The Support: Jalen Rose, GF
Where there’s a crappy team, there is fantasy opportunity. Rose was in and out of Sam Mitchell’s doghouse last year, but then again who wasn’t? He turned in a fine season anyway, finishing 55th on the player rater despite finishing with just 2.6 apg, his lowest since the 1998-99 season when he was a reserve on Indiana. Where did all that added value come from? FG%, of all places. After shooting in the very low-40s for two straight seasons Rose somehow bumped up to 45.5% last year. That’s a red flag right there. His numbers in most every other category – 3.4 boards, 0.8 steals, 0.1 blocks, 1.3 3s – were pedestrian at best and plain bad at worst. Since there’s so little talent around, Rose should be on the court plenty and should be worth using. But expect some overall regression, especially as he hoists more shots. He’s a mid-round pick for a team that needs a scorer.

The Supporting Support: Mike James, PG
My FBB cohort is concerned that some folks are getting a little too bullish on James now that he’s the unquestioned starter in Toronto. He might be right, but that doesn’t mean he won’t have plenty of value. James is on his sixth team since 2003 and will surely want to show that he’s more than a spare part. He finished a mediocre 112th on the player rater last year, but that’s pretty impressive while averaging barely 25 mpg. He won’t get as many assists or steals as top point guards, but he’ll still be an overall asset in those categories while being a major contributor in 3s. In five games as a starter last year for Milwaukee he averaged 18.4/4.2/5.2 with 2.4 3s and 1.4 steals in 34.6 mpg. Extremely small sample, sure, but it shows what he’s capable of if he’s the man. This is the kind of guy that winning teams will snag as a third point guard/utility guy in the last third of the draft.

The Sleeper: Matt Bonner, PF
The Raptors were smart to re-sign the Florida grad, who showed a very well-rounded game in his rookie season. He shot 53% from the field and was a high-percentage three-point shooter, if not a high-volume one. This is a very thin team, and though the Raptors would like to avoid using Bosh as a center, their best lineup might be Bosh at the 5 with Bonner at the 4 and Loren Woods and Rafael Araujo on the bench, or in the stands, or back at home, just to be safe. Bonner won’t win any titles for you, but if given the right opportunity, he could be a low-risk roster filler.
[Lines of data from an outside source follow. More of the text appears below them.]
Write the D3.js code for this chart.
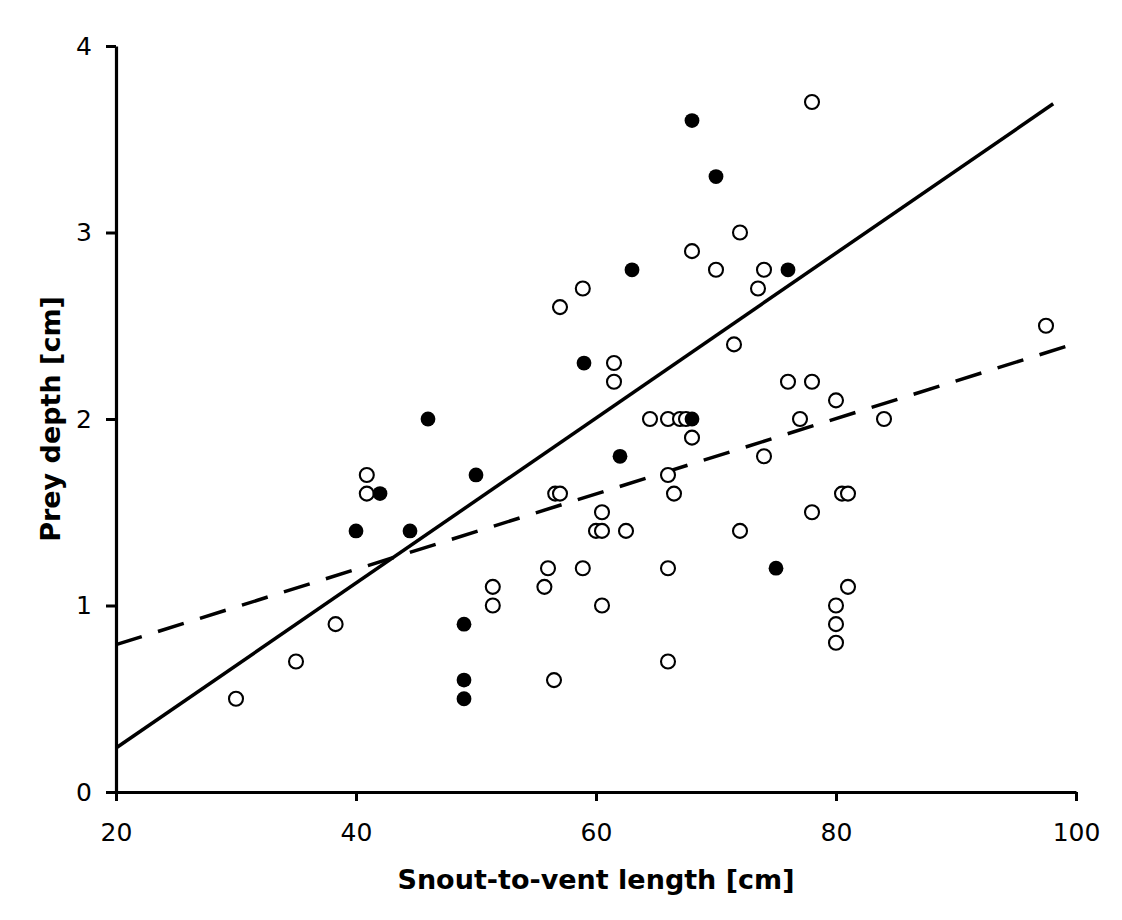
<!DOCTYPE html>
<html>
<head>
<meta charset="utf-8">
<script src="https://cdn.jsdelivr.net/npm/d3@7"></script>
<style>
  body { margin: 0; background: #fff; }
  svg text { font-family: "DejaVu Sans", Verdana, sans-serif; fill: #000; }
</style>
</head>
<body>
<svg id="chart" width="1122" height="920"></svg>
<script>
// open circles: snout-to-vent length (cm) and prey depth (cm)
const openSvl = [30, 35, 38.3, 40.9, 40.9, 51.4, 51.4, 55.7, 56, 56.5, 56.6, 57, 57, 58.9, 58.9,
  60, 60.5, 60.5, 60.5, 61.5, 61.5, 62.5, 64.5, 66, 66, 66, 66, 66.5, 67, 67.5, 68, 68,
  70, 71.5, 72, 72, 73.5, 74, 74, 76, 77, 78, 78, 78, 80, 80, 80, 80, 80.5, 81, 81, 84, 97.5];
const openDepth = [0.5, 0.7, 0.9, 1.7, 1.6, 1.1, 1.0, 1.1, 1.2, 0.6, 1.6, 1.6, 2.6, 2.7, 1.2,
  1.4, 1.4, 1.5, 1.0, 2.3, 2.2, 1.4, 2.0, 2.0, 1.7, 1.2, 0.7, 1.6, 2.0, 2.0, 2.9, 1.9,
  2.8, 2.4, 3.0, 1.4, 2.7, 2.8, 1.8, 2.2, 2.0, 3.7, 2.2, 1.5, 2.1, 1.0, 0.9, 0.8, 1.6, 1.6, 1.1, 2.0, 2.5];

// filled circles
const filledSvl = [40, 42, 44.5, 46, 49, 49, 49, 50, 59, 62, 63, 68, 68, 70, 75, 76];
const filledDepth = [1.4, 1.6, 1.4, 2.0, 0.9, 0.6, 0.5, 1.7, 2.3, 1.8, 2.8, 3.6, 2.0, 3.3, 1.2, 2.8];

// fitted lines, end points [svl, depth]
const solidFit = [[20, 0.236], [98.1, 3.69]];
const dashedFit = [[20, 0.79], [99.7, 2.40]];

const xTicks = [20, 40, 60, 80, 100];
const yTicks = [0, 1, 2, 3, 4];

const svg = d3.select("#chart");

const x = d3.scaleLinear().domain([20, 100]).range([116, 1076]);
const y = d3.scaleLinear().domain([0, 4]).range([792, 46]);

// x axis
const xAxis = svg.append("g")
  .attr("transform", "translate(0,792)")
  .call(d3.axisBottom(x).tickValues(xTicks).tickFormat(d3.format("d"))
    .tickSize(9).tickPadding(22).tickSizeOuter(0));
xAxis.select(".domain").attr("stroke", "#000").attr("stroke-width", 3.2);
xAxis.selectAll(".tick line").attr("stroke", "#000").attr("stroke-width", 3);
xAxis.selectAll(".tick text").attr("font-size", 25).attr("font-family", "DejaVu Sans").attr("fill", "#000");

// y axis
const yAxis = svg.append("g")
  .attr("transform", "translate(116,0)")
  .call(d3.axisLeft(y).tickValues(yTicks).tickFormat(d3.format("d"))
    .tickSize(10).tickPadding(14).tickSizeOuter(0));
yAxis.select(".domain").attr("stroke", "#000").attr("stroke-width", 3.2);
yAxis.selectAll(".tick line").attr("stroke", "#000").attr("stroke-width", 3);
yAxis.selectAll(".tick text").attr("font-size", 25).attr("font-family", "DejaVu Sans").attr("fill", "#000");

// axis titles
svg.append("text")
  .attr("x", (x.range()[0] + x.range()[1]) / 2)
  .attr("y", 889)
  .attr("text-anchor", "middle")
  .attr("font-size", 27)
  .attr("font-weight", "bold")
  .text("Snout-to-vent length [cm]");

svg.append("text")
  .attr("transform", "translate(60,419) rotate(-90)")
  .attr("text-anchor", "middle")
  .attr("font-size", 27)
  .attr("font-weight", "bold")
  .text("Prey depth [cm]");

// regression lines
const line = d3.line().x(d => x(d[0])).y(d => y(d[1]));

svg.append("path")
  .datum(dashedFit)
  .attr("d", line)
  .attr("fill", "none")
  .attr("stroke", "#000")
  .attr("stroke-width", 3.5)
  .attr("stroke-dasharray", "27,17");

svg.append("path")
  .datum(solidFit)
  .attr("d", line)
  .attr("fill", "none")
  .attr("stroke", "#000")
  .attr("stroke-width", 3.5);

// points
const openPts = openSvl.map((v, i) => [v, openDepth[i]]);
const filledPts = filledSvl.map((v, i) => [v, filledDepth[i]]);

svg.append("g").selectAll("circle")
  .data(openPts)
  .join("circle")
  .attr("cx", d => x(d[0]))
  .attr("cy", d => y(d[1]))
  .attr("r", 7)
  .attr("fill", "#fff")
  .attr("stroke", "#000")
  .attr("stroke-width", 2.1);

svg.append("g").selectAll("circle")
  .data(filledPts)
  .join("circle")
  .attr("cx", d => x(d[0]))
  .attr("cy", d => y(d[1]))
  .attr("r", 7.4)
  .attr("fill", "#000");
</script>
</body>
</html>
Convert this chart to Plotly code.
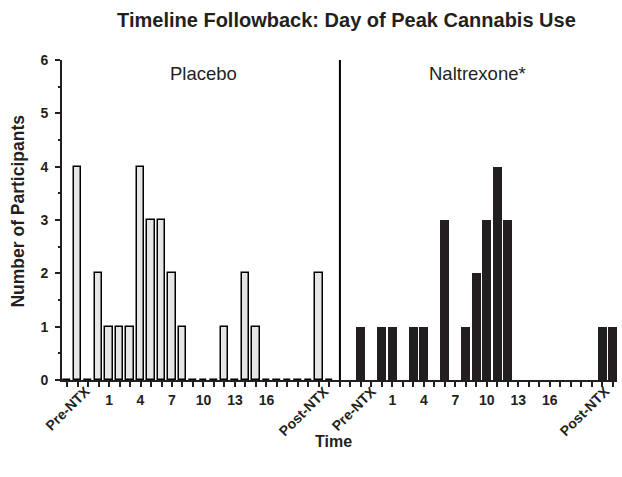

The Slacker: Morris Peterson, GF
He’ll have value as long as he’s starting, but people seem to still be waiting for Peterson to break out. Well, he’s 28 and has played five full seasons in the league – it’s not happening. He is what he is, which is someone who can help you in 3s when he’s getting PT. He hasn’t missed a game in three straight seasons, so he’s a good guy to have around if you have some brittle players since you know MoPete can be plugged in when necessary. But he’s a career 42% shooter, and doesn’t have a knack for getting rebounds, assists or steals. He’s like a poor man’s Rose, and that’s not all that much.